In December of 2021 the Vermont Climate Council, a government within the government, released its Climate Action Plan promoting similar far-reaching goals. Last May the legislature approved the VCC’s Clean Heat Standard (over Gov. Scott’s veto) and gave the Public Utility Commission two million dollars to find a workable way to impose higher costs on home and business heating fuel users without calling it a tax. In January 2025 the legislature will vote on this plan, designed to extract $500 million from heating fuel users by 2030.
And now comes the Vermont Futures Project. With a Board of business-friendly leaders, the Project is at work to use the magic of data to define updated economic development goals. Central to this work is the goal of increasing Vermont’s population to 802,000 and increasing housing inventory to 350,000 non-seasonal units by 2035.

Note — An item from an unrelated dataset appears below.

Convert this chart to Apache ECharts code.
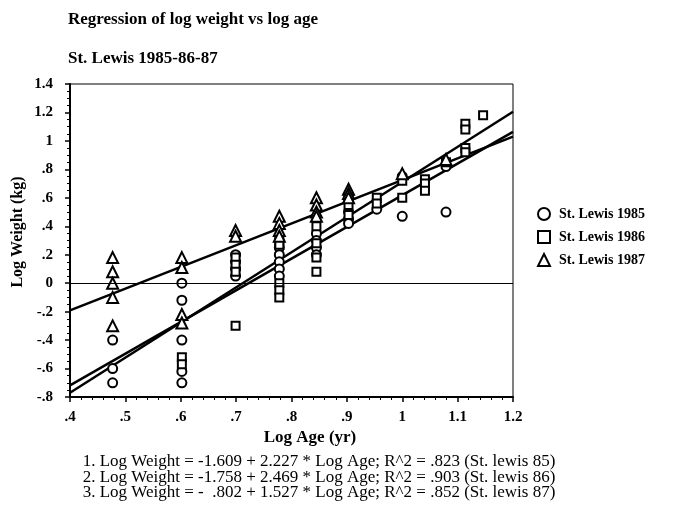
<!DOCTYPE html>
<html><head><meta charset="utf-8">
<script src="https://cdn.jsdelivr.net/npm/echarts@6/dist/echarts.min.js"></script>
<style>html,body{margin:0;padding:0;background:#fff}#c{width:674px;height:508px}</style>
</head><body><div id="c"></div>
<script>
// Data (log age, log weight)
var s1985 = [
  [0.477,-0.40],[0.477,-0.60],[0.477,-0.70],
  [0.602,0.00],[0.602,-0.12],[0.602,-0.40],[0.602,-0.62],[0.602,-0.70],
  [0.699,0.20],[0.699,0.15],[0.699,0.10],[0.699,0.05],
  [0.778,0.25],[0.778,0.20],[0.778,0.15],[0.778,0.10],[0.778,0.05],
  [0.845,0.35],[0.845,0.30],[0.845,0.25],[0.845,0.20],
  [0.903,0.50],[0.903,0.45],[0.903,0.42],
  [0.954,0.52],
  [1.000,0.75],[1.000,0.47],
  [1.079,0.50],[1.079,0.82]
];
var s1986 = [
  [0.602,-0.52],[0.602,-0.57],
  [0.699,0.18],[0.699,0.13],[0.699,0.08],[0.699,-0.30],
  [0.778,0.30],[0.778,0.27],[0.778,0.00],[0.778,-0.05],[0.778,-0.10],
  [0.845,0.40],[0.845,0.28],[0.845,0.18],[0.845,0.08],
  [0.903,0.60],[0.903,0.55],[0.903,0.48],
  [0.954,0.60],[0.954,0.56],
  [1.000,0.60],[1.000,0.72],
  [1.041,0.73],[1.041,0.70],[1.041,0.65],
  [1.079,0.85],
  [1.114,1.12],[1.114,1.08],[1.114,0.95],[1.114,0.92],
  [1.146,1.18]
];
var s1987 = [
  [0.477,0.18],[0.477,0.08],[0.477,0.00],[0.477,-0.10],[0.477,-0.30],
  [0.602,0.18],[0.602,0.11],[0.602,-0.22],[0.602,-0.28],
  [0.699,0.37],[0.699,0.33],
  [0.778,0.47],[0.778,0.42],[0.778,0.37],[0.778,0.33],
  [0.845,0.60],[0.845,0.55],[0.845,0.50],[0.845,0.47],
  [0.903,0.66],[0.903,0.63],[0.903,0.60],
  [1.000,0.77],
  [1.079,0.87]
];
// Regression coefficients [intercept, slope]
var fit1985 = [-1.609, 2.227];
var fit1986 = [-1.758, 2.469];
var fit1987 = [-0.802, 1.527];
var xRange = [0.4, 1.2];
var equations = [
  "1. Log Weight = -1.609 + 2.227 * Log Age; R^2 = .823 (St. lewis 85)",
  "2. Log Weight = -1.758 + 2.469 * Log Age; R^2 = .903 (St. lewis 86)",
  "3. Log Weight = -  .802 + 1.527 * Log Age; R^2 = .852 (St. lewis 87)"
];
var seriesNames = ["St. Lewis 1985","St. Lewis 1986","St. Lewis 1987"];

function fitLine(f){ return xRange.map(function(x){ return [x, f[0] + f[1]*x]; }); }
function fmt(v){
  var r = Math.round(v*100)/100;
  if (r === 0) return "0";
  var s = String(r);
  return s.replace(/^0\./,".").replace(/^-0\./,"-.");
}
var FONT = "Liberation Serif";
var chart = echarts.init(document.getElementById('c'), null, {renderer:'canvas'});
var mk = {color:'#fff', borderColor:'#000', borderWidth:2, opacity:1};
var lineStyle = {color:'#000', width:2.5};
chart.setOption({
  animation:false,
  backgroundColor:'#fff',
  textStyle:{fontFamily:FONT, color:'#000'},
  title:[
    {text:"Regression of log weight vs log age", left:63, top:6,
     textStyle:{fontFamily:FONT, fontSize:17, fontWeight:'bold', color:'#000'}},
    {text:"St. Lewis 1985-86-87", left:63, top:45,
     textStyle:{fontFamily:FONT, fontSize:17, fontWeight:'bold', color:'#000'}}
  ],
  legend:{
    orient:'vertical', left:532, top:202, itemGap:9, itemWidth:12, itemHeight:12,
    data:seriesNames,
    textStyle:{fontFamily:FONT, fontSize:14, fontWeight:'bold', color:'#000', padding:[0,0,0,4]}
  },
  grid:{left:70, top:84, width:443, height:313, show:true, borderColor:'#000', borderWidth:1, backgroundColor:'transparent'},
  xAxis:{
    type:'value', min:0.4, max:1.2, interval:0.1,
    axisLine:{lineStyle:{color:'#000', width:2}, onZero:false},
    axisTick:{show:true, length:5, lineStyle:{color:'#000', width:1.5}},
    minorTick:{show:true, splitNumber:5, length:3, lineStyle:{color:'#000', width:1}},
    splitLine:{show:false},
    axisLabel:{formatter:fmt, fontFamily:FONT, fontSize:15, fontWeight:'bold', color:'#000', margin:13}
  },
  yAxis:{
    type:'value', min:-0.8, max:1.4, interval:0.2,
    axisLine:{lineStyle:{color:'#000', width:2}, onZero:false},
    axisTick:{show:true, length:5, lineStyle:{color:'#000', width:1.5}},
    minorTick:{show:true, splitNumber:4, length:3, lineStyle:{color:'#000', width:1}},
    splitLine:{show:false},
    axisLabel:{formatter:fmt, fontFamily:FONT, fontSize:15, fontWeight:'bold', color:'#000', margin:17}
  },
  series:[
    {type:'line', data:fitLine(fit1985), symbol:'none', lineStyle:lineStyle, silent:true, z:1,
     markLine:{silent:true, symbol:'none', label:{show:false}, lineStyle:{color:'#000', width:1, type:'solid'}, data:[{yAxis:0}]}},
    {type:'line', data:fitLine(fit1986), symbol:'none', lineStyle:lineStyle, silent:true, z:1},
    {type:'line', data:fitLine(fit1987), symbol:'none', lineStyle:lineStyle, silent:true, z:1},
    {name:seriesNames[0], type:'scatter', data:s1985, symbol:'circle', symbolSize:9, itemStyle:mk, z:3},
    {name:seriesNames[1], type:'scatter', data:s1986, symbol:'rect', symbolSize:8, itemStyle:mk, z:3},
    {name:seriesNames[2], type:'scatter', data:s1987, symbol:'triangle', symbolSize:11, itemStyle:mk, z:3}
  ],
  graphic:[
    {type:'text', x:310, y:438, style:{text:"Log Age (yr)", fontFamily:FONT, fontSize:17, fontWeight:'bold', fill:'#000', align:'center', verticalAlign:'middle'}},
    {type:'text', x:18, y:232, rotation:Math.PI/2, style:{text:"Log Weight (kg)", fontFamily:FONT, fontSize:16, fontWeight:'bold', fill:'#000', align:'center', verticalAlign:'middle'}},
    {type:'text', x:319, y:454, style:{text:equations.join("\n"), fontFamily:FONT, fontSize:17, fontWeight:'normal', lineHeight:15.5, fill:'#000', align:'center', verticalAlign:'top'}}
  ]
});
</script></body></html>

“It’s essential that we invest in strategies and remove barriers to strengthen our economy, scale up Vermont’s impact on sustainability, and make progress on social equity,” stated Kevin Chu, the Executive Director. “Vermont needs to prioritize helping the people who will be most affected by climate change". Climbing aboard the Climate Catastrophe Express and declaring for “social equity” are predictably necessary to gain sympathetic attention for data-driven recommendations these days.
Without prejudging what one hopes will be a timely and useful report, it’s certainly debatable whether a 24% increase in the state’s population will assure Vermont’s happy future. If the majority of the new arrivals come here to work for and create businesses, hire workers, pay taxes, and sell products into a national or global market, it would be a very happy day.
If the bulk of the new residents are unskilled immigrants fleeing socialist regimes, plus non-workers who come here to sample Vermont’s generous benefit programs, participate in the controlled substance trade, and/or demand the many varieties of “social justice”, well, not so fast.